The earlier Section 232 steel and aluminum tariffs
When the President imposed Section 232 tariffs on the world in late March — 25% on steel and 10% on aluminum — he said there would be no exemptions. That changed quickly. The tariffs took effect for China, Japan, and all others immediately but were suspended for the EU, South Korea, Canada, Mexico, Australia, Argentina, and Brazil until May 1st. This was intended to extract concessions from the latter nations in exchange for permanently lifting the tariffs. But this was a huge retreat from the President’s initial “No exemptions!” position. At the same time, the Commerce Department announced a process for US metal-using companies to petition to exclude particular products from the tariffs, if they weren’t available from domestic suppliers. But the process on offer is so onerous, lengthy, and costly that it is unclear whether US manufacturers will get much relief from it.
The strategy had its first outcome with the March 26th announcement that the US and South Korea had finished amending the US-South Korea Free Trade Agreement (KORUS). The US will remove the tariffs on Korean steel in exchange for a voluntary Korean export quota. Seoul added a few concessions that Washington had sought, most significantly in extending by 20 years the 25% US truck tariff that formerly was to phase out in 2021, and the inclusion of a currency anti-manipulation clause. But the US conceded more, dropping its most significant demands: that Korea end its remaining tariffs on US farm goods and that it accept US content requirements for autos shipped to the US. This raises the question of how seriously other countries should take US demands in future negotiations.
Administration’s “small ball” endgame for allies: voluntary export quotas
So now the administration strategy is clear: to win voluntary export restraints on steel and aluminum. This approach, which hearkens back to 1980s trade policy, has a problem: WTO rules explicitly forbid voluntary export restraints. Perhaps Washington can get around this by declaring that the US is the one imposing the quotas and that they are justified under the WTO’s national security exception.
But already the EU and China are challenging US use of the defense exception, filing claims at the WTO that Washington is using the tariffs for the purpose of safeguards – to protect domestic industries from competition – not national security.

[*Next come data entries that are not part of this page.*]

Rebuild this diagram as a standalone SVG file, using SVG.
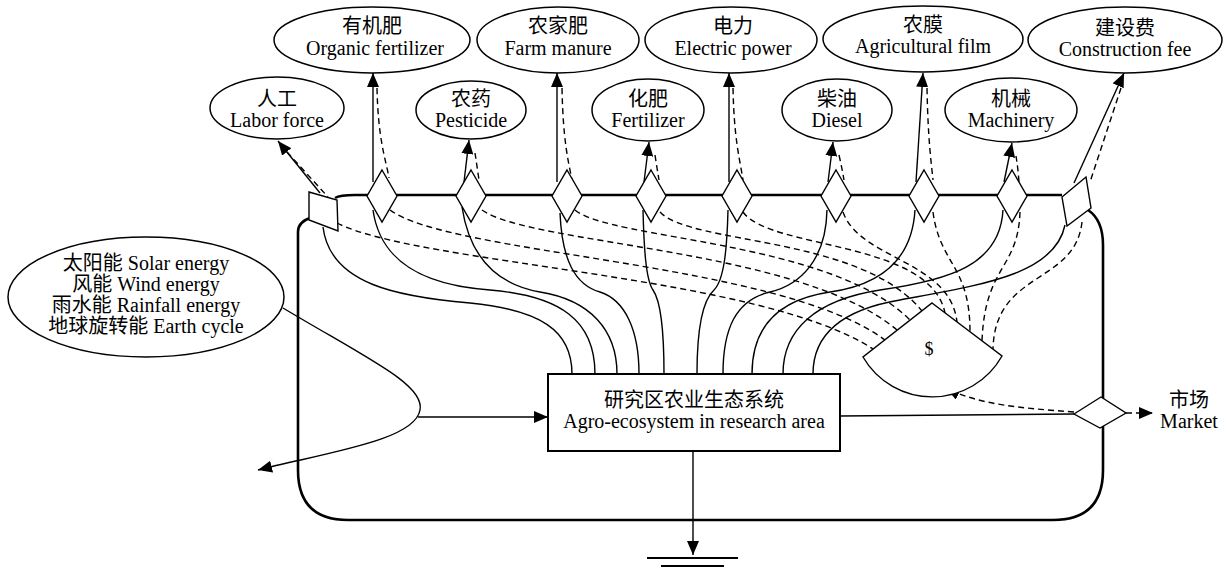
<svg xmlns="http://www.w3.org/2000/svg" width="1226" height="568" viewBox="0 0 1226 568">
<defs>
<marker id="ah" markerWidth="14" markerHeight="12" refX="14" refY="6" orient="auto" markerUnits="userSpaceOnUse"><path d="M0,0 L14,6 L0,12 z" fill="#000"/></marker>
<style>
.t{font-family:"Liberation Serif","Noto Sans CJK SC",serif;font-size:20px;fill:#000;text-anchor:middle}
.el{fill:#fff;stroke:#000;stroke-width:1.5}
.dm{fill:#fff;stroke:#000;stroke-width:1.4}
.s{fill:none;stroke:#000;stroke-width:1.4}
.d{fill:none;stroke:#000;stroke-width:1.4;stroke-dasharray:6 4}
.b{fill:none;stroke:#000;stroke-width:2.6}
</style>
</defs>
<rect width="1226" height="568" fill="#fff"/>

<g id="boundary">
<path class="b" d="M335,198 Q340,195 355,195 L1062,195 M1088,210 Q1103,220 1103,245 L1103,470 Q1103,520 1053,520 L348,520 Q298,520 298,470 L298,232 Q298,222 310,218"/>
</g>

<g id="connectors">
<!-- source arrows -->
<path class="s" d="M320,193 L278,141" marker-end="url(#ah)"/>
<path class="d" d="M287,152 L328,197"/>
<path class="s" d="M373,182 L373,73" marker-end="url(#ah)"/>
<path class="d" d="M377,88 C378,140 386,160 389,178"/>
<path class="s" d="M464,182 L469,140" marker-end="url(#ah)"/>
<path class="d" d="M475,153 Q477,166 479,180"/>
<path class="s" d="M557,182 L557,73" marker-end="url(#ah)"/>
<path class="d" d="M562,88 C563,140 568,160 572,180"/>
<path class="s" d="M644,182 L649,142" marker-end="url(#ah)"/>
<path class="d" d="M655,155 Q657,168 659,180"/>
<path class="s" d="M729,182 L729,73" marker-end="url(#ah)"/>
<path class="d" d="M733,88 C734,140 740,160 743,180"/>
<path class="s" d="M828,182 L833,142" marker-end="url(#ah)"/>
<path class="d" d="M839,155 Q842,168 844,180"/>
<path class="s" d="M916,182 L923,73" marker-end="url(#ah)"/>
<path class="d" d="M927,88 C928,140 931,160 933,180"/>
<path class="s" d="M1004,182 L1012,143" marker-end="url(#ah)"/>
<path class="d" d="M1016,156 Q1018,168 1019,182"/>
<path class="s" d="M1074,183 L1124,73" marker-end="url(#ah)"/>
<path class="d" d="M1121,88 L1090,182"/>

<!-- solid flows into system -->
<path class="s" d="M323,227 C330,285 400,297 470,303 C540,310 572,330 572,374"/>
<path class="s" d="M373,210 C380,260 420,285 490,290 C560,296 595,320 595,374"/>
<path class="s" d="M462,207 C470,260 500,285 540,292 C590,300 617,330 617,374"/>
<path class="s" d="M560,213 C562,260 575,285 600,292 C625,300 639,330 639,374"/>
<path class="s" d="M643,210 C644,250 646,280 653,290 C660,300 664,330 664,374"/>
<path class="s" d="M728,210 C727,250 724,280 714,290 C703,300 697,330 697,374"/>
<path class="s" d="M827,210 C826,260 800,285 770,292 C735,300 723,330 723,374"/>
<path class="s" d="M915,210 C912,260 880,285 830,292 C775,300 752,330 752,374"/>
<path class="s" d="M1003,210 C1000,265 950,280 880,290 C815,300 783,330 783,374"/>
<path class="s" d="M1065,225 C1055,275 980,285 900,300 C840,310 813,335 813,374"/>

<!-- dashed money flows to $ -->
<path class="d" d="M337,223 C420,265 760,275 873,349"/>
<path class="d" d="M390,210 C450,255 780,262 885,340"/>
<path class="d" d="M482,210 C530,245 800,248 897,330"/>
<path class="d" d="M575,210 C610,240 830,240 910,320"/>
<path class="d" d="M660,212 C690,245 860,235 922,311"/>
<path class="d" d="M743,212 C770,250 930,240 945,313"/>
<path class="d" d="M843,212 C860,260 950,260 957,322"/>
<path class="d" d="M933,212 C940,265 970,265 970,332"/>
<path class="d" d="M1020,212 C1018,270 985,265 982,341"/>
<path class="d" d="M1082,222 C1075,285 995,270 993,349"/>

<!-- natural sources -->
<path class="s" d="M283,308 C370,360 425,385 420,410 C415,440 330,452 258,470" marker-end="url(#ah)"/>
<path class="s" d="M418,417 L548,417" marker-end="url(#ah)"/>

<!-- outputs -->
<path class="s" d="M840,416 L1074,414"/>
<path class="d" d="M1126,413 L1153,413" marker-end="url(#ah)"/>
<path class="d" d="M1074,412 C1020,408 980,405 946,388" marker-end="url(#ah)"/>
<path class="s" d="M693,451 L693,555" marker-end="url(#ah)"/>
</g>

<g id="ground">
<line x1="647" y1="558" x2="738" y2="558" stroke="#000" stroke-width="1.8"/>
<line x1="661" y1="566" x2="724" y2="566" stroke="#000" stroke-width="1.8"/>
</g>

<g id="interfaces">
<polygon class="dm" points="309,192 337,200 338,231 309,220"/>
<polygon class="dm" points="1062,197 1086,177 1091,208 1067,226"/>
<polygon class="dm" points="382,170 397,196 382,222 367,196"/>
<polygon class="dm" points="471,170 486,196 471,222 456,196"/>
<polygon class="dm" points="567,170 582,196 567,222 552,196"/>
<polygon class="dm" points="651,170 666,196 651,222 636,196"/>
<polygon class="dm" points="737,170 752,196 737,222 722,196"/>
<polygon class="dm" points="836,170 851,196 836,222 821,196"/>
<polygon class="dm" points="924,170 939,196 924,222 909,196"/>
<polygon class="dm" points="1012,170 1027,196 1012,222 997,196"/>
<polygon class="dm" points="1074,414 1101,397 1126,413 1100,428"/>
</g>

<g id="n-labor"><ellipse class="el" cx="277" cy="108" rx="67" ry="31"/><text class="t" x="277" y="106">人工</text><text class="t" x="277" y="127">Labor force</text></g>
<g id="n-organic"><ellipse class="el" cx="372" cy="40" rx="98" ry="33"/><text class="t" x="372" y="33">有机肥</text><text class="t" x="375" y="55">Organic fertilizer</text></g>
<g id="n-pesticide"><ellipse class="el" cx="471" cy="110" rx="55" ry="29"/><text class="t" x="471" y="106">农药</text><text class="t" x="471" y="127">Pesticide</text></g>
<g id="n-manure"><ellipse class="el" cx="558" cy="40" rx="81" ry="33"/><text class="t" x="558" y="33">农家肥</text><text class="t" x="558" y="55">Farm manure</text></g>
<g id="n-fertilizer"><ellipse class="el" cx="648" cy="110" rx="56" ry="31"/><text class="t" x="648" y="106">化肥</text><text class="t" x="648" y="127">Fertilizer</text></g>
<g id="n-electric"><ellipse class="el" cx="731" cy="40" rx="86" ry="33"/><text class="t" x="733" y="33">电力</text><text class="t" x="733" y="55">Electric power</text></g>
<g id="n-diesel"><ellipse class="el" cx="837" cy="110" rx="55" ry="31"/><text class="t" x="837" y="106">柴油</text><text class="t" x="837" y="127">Diesel</text></g>
<g id="n-film"><ellipse class="el" cx="923" cy="39" rx="100" ry="33"/><text class="t" x="923" y="32">农膜</text><text class="t" x="923" y="53">Agricultural film</text></g>
<g id="n-machinery"><ellipse class="el" cx="1011" cy="110" rx="66" ry="32"/><text class="t" x="1011" y="106">机械</text><text class="t" x="1011" y="127">Machinery</text></g>
<g id="n-construction"><ellipse class="el" cx="1125" cy="40" rx="97" ry="33"/><text class="t" x="1125" y="35">建设费</text><text class="t" x="1125" y="56">Construction fee</text></g>

<g id="n-natural"><ellipse class="el" cx="146" cy="297" rx="138" ry="60"/>
<text class="t" x="146" y="270">太阳能 Solar energy</text>
<text class="t" x="146" y="291">风能 Wind energy</text>
<text class="t" x="146" y="312">雨水能 Rainfall energy</text>
<text class="t" x="146" y="333">地球旋转能 Earth cycle</text></g>

<g id="n-system"><rect x="548" y="374" width="292" height="77" fill="#fff" stroke="#000" stroke-width="2"/>
<text class="t" x="694" y="407">研究区农业生态系统</text>
<text class="t" x="694" y="428">Agro-ecosystem in research area</text></g>

<g id="n-money"><path d="M932,303 L1002,356 A80,80 0 0 1 863,357 Z" fill="#fff" stroke="#000" stroke-width="1.4"/>
<text class="t" x="929" y="355" style="font-size:18px">$</text></g>

<g id="n-market"><text class="t" x="1189" y="407">市场</text><text class="t" x="1189" y="428">Market</text></g>
</svg>
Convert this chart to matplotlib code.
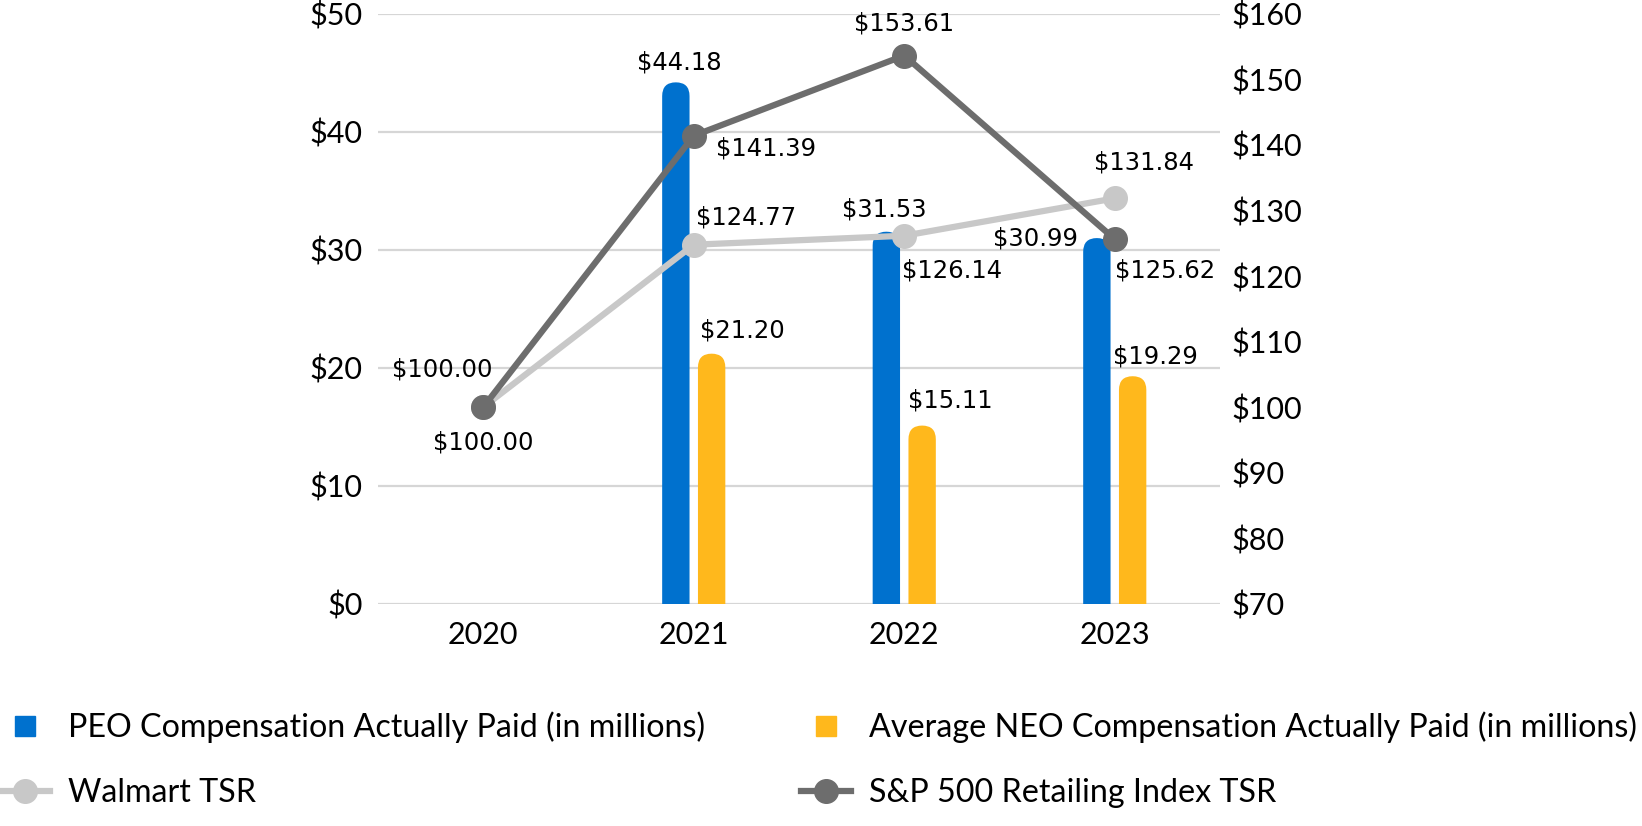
import matplotlib
matplotlib.use("Agg")
import matplotlib.pyplot as plt
from matplotlib.patches import FancyBboxPatch
from matplotlib.lines import Line2D
import numpy as np

years = ["2020", "2021", "2022", "2023"]
peo_cap = [0.0, 44.18, 31.53, 30.99]
neo_cap = [0.0, 21.20, 15.11, 19.29]
walmart_tsr = [100.00, 124.77, 126.14, 131.84]
sp_tsr = [100.00, 141.39, 153.61, 125.62]

left_ticks = [0, 10, 20, 30, 40, 50]
right_ticks = [70, 80, 90, 100, 110, 120, 130, 140, 150, 160]

BLUE = "#0071CE"
GOLD = "#FFB81C"
LIGHT = "#C8C8C8"
DARK = "#6D6D6D"
GRID = "#D6D6D6"
AXIS_FONT = "Lato"
LABEL_FONT = "DejaVu Sans"
TICK_SIZE = 22
LABEL_SIZE = 17.5

fig = plt.figure(figsize=(16.42, 8.26), dpi=100)
ax = fig.add_axes([0.2302, 0.2688, 0.5128, 0.7147])
ax2 = ax.twinx()

x = np.arange(len(years))
width = 0.13
off = 0.085

ax.set_xlim(-0.5, 3.5)
ax.set_ylim(0, 50)
ax2.set_ylim(70, 160)

# rounded top bars: work out the aspect so the caps come out circular
px_per_x = ax.bbox.width / 4.0
px_per_y = ax.bbox.height / 50.0
aspect = px_per_x / px_per_y
r = width / 2


def rounded_bars(xs, vals, color, label_offsets):
    bars = ax.bar(xs, vals, width, color=color)
    for rect, v, (dx, dy) in zip(bars.patches, vals, label_offsets):
        rect.remove()
        if v <= 0:
            continue
        bottom = -r * aspect
        p = FancyBboxPatch((rect.get_x(), bottom), width, v - bottom,
                           boxstyle="round,pad=0,rounding_size=%f" % r,
                           mutation_aspect=aspect, facecolor=color,
                           edgecolor="none", zorder=2)
        ax.add_patch(p)
        ax.annotate("$%.2f" % v, (rect.get_x() + width / 2, v),
                    xytext=(dx, dy), textcoords="offset pixels",
                    ha="center", va="center", fontsize=LABEL_SIZE,
                    family=LABEL_FONT, color="black", zorder=5)


rounded_bars(x - off, peo_cap, BLUE, [(0, 0), (3, 20), (-2, 22), (-61, 0)])
rounded_bars(x + off, neo_cap, GOLD, [(0, 0), (31, 23), (28, 25), (23, 20)])

ax.set_yticks(left_ticks)
ax.set_yticklabels(["$%d" % t for t in left_ticks])
ax.set_xticks(x)
ax.set_xticklabels(years)
ax.grid(axis="y", color=GRID, linewidth=1.6)
ax.set_axisbelow(True)
ax.tick_params(axis="both", length=0, labelsize=TICK_SIZE)
ax.tick_params(axis="y", pad=11)
ax.tick_params(axis="x", pad=12)
for lab in ax.get_xticklabels() + ax.get_yticklabels():
    lab.set_family(AXIS_FONT)

ax2.set_yticks(right_ticks)
ax2.set_yticklabels(["$%d" % t for t in right_ticks])
ax2.tick_params(axis="y", length=0, labelsize=TICK_SIZE, pad=8)
for lab in ax2.get_yticklabels():
    lab.set_family(AXIS_FONT)

for a in (ax, ax2):
    for s in a.spines.values():
        s.set_visible(False)

ax2.plot(x, walmart_tsr, color=LIGHT, lw=4.5, marker="o", ms=17, zorder=3)
ax2.plot(x, sp_tsr, color=DARK, lw=4.5, marker="o", ms=17, zorder=4)

wm_offsets = [(-41, 38), (52, 27), (48, -35), (29, 36)]
sp_offsets = [(0, -35), (72, -13), (0, 32), (50, -31)]
for xi, v, (dx, dy) in zip(x, walmart_tsr, wm_offsets):
    ax2.annotate("$%.2f" % v, (xi, v), xytext=(dx, dy), textcoords="offset pixels",
                 ha="center", va="center", fontsize=LABEL_SIZE, family=LABEL_FONT, zorder=6)
for xi, v, (dx, dy) in zip(x, sp_tsr, sp_offsets):
    ax2.annotate("$%.2f" % v, (xi, v), xytext=(dx, dy), textcoords="offset pixels",
                 ha="center", va="center", fontsize=LABEL_SIZE, family=LABEL_FONT, zorder=6)

h_peo = Line2D([], [], color=BLUE, marker="s", ls="none", ms=15)
h_neo = Line2D([], [], color=GOLD, marker="s", ls="none", ms=15)
h_wm = Line2D([], [], color=LIGHT, marker="o", lw=4.5, ms=17)
h_sp = Line2D([], [], color=DARK, marker="o", lw=4.5, ms=17)

leg_kw = dict(frameon=False, loc="upper left", borderaxespad=0, borderpad=0,
              handlelength=1.55, handletextpad=0.56, labelspacing=1.1,
              prop={"family": AXIS_FONT, "size": 23.2})
fig.legend([h_peo, h_wm], ["PEO Compensation Actually Paid (in millions)", "Walmart TSR"],
           bbox_to_anchor=(0.0, 0.139), **leg_kw)
fig.legend([h_neo, h_sp], ["Average NEO Compensation Actually Paid (in millions)",
                           "S&P 500 Retailing Index TSR"],
           bbox_to_anchor=(0.488, 0.139), **leg_kw)

fig.savefig("out.png", dpi=100)
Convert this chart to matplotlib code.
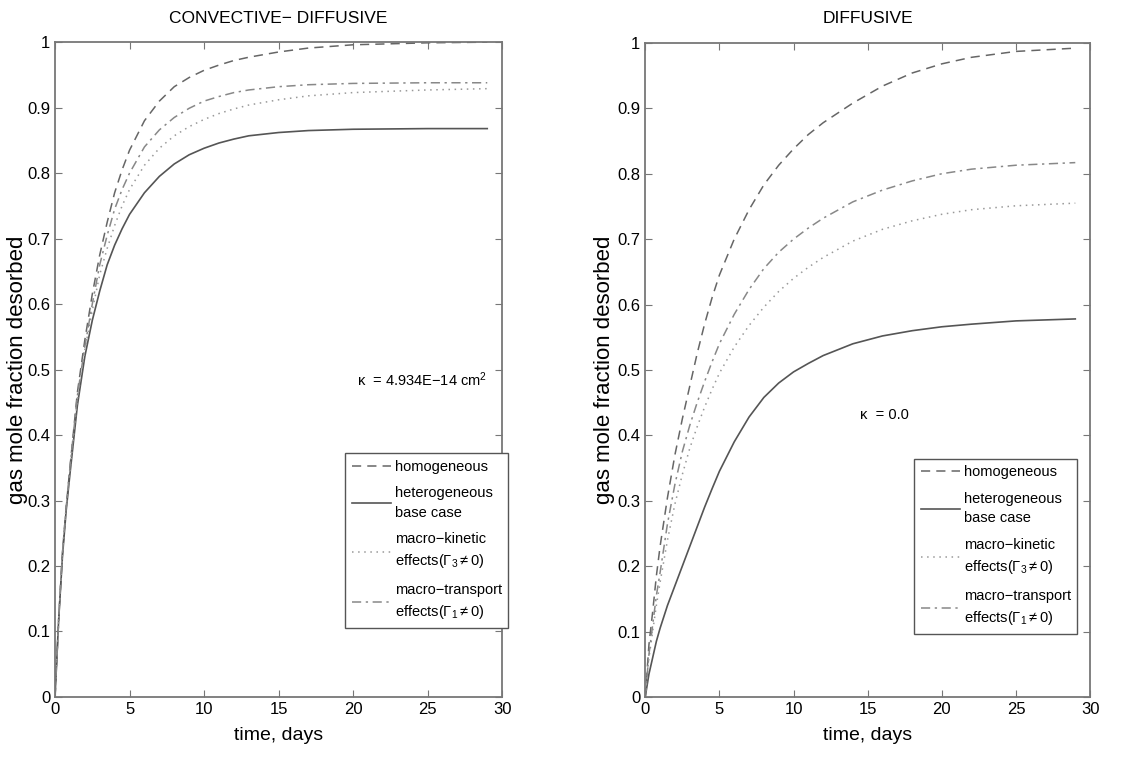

If the WTO agrees, the EU and China can demand immediate compensation because the US hasn’t followed the rules of the WTO Agreement on Safeguards.
But the important issue remains whether the US and its allies can thwart Beijing’s Made in China 2025 plan to achieve dominance in the advanced technologies that it has copied or stolen from the West. The fear is that the Administration will strike a bad deal — a cut in China’s steel capacity, access for some services, and a few other concessions that supposedly will reduce the bilateral trade imbalance — but won’t, in the end, restrain the Chinese dictatorship’s plan to dominate the dual use (military-civililian) “high tech” industries of the 21st century.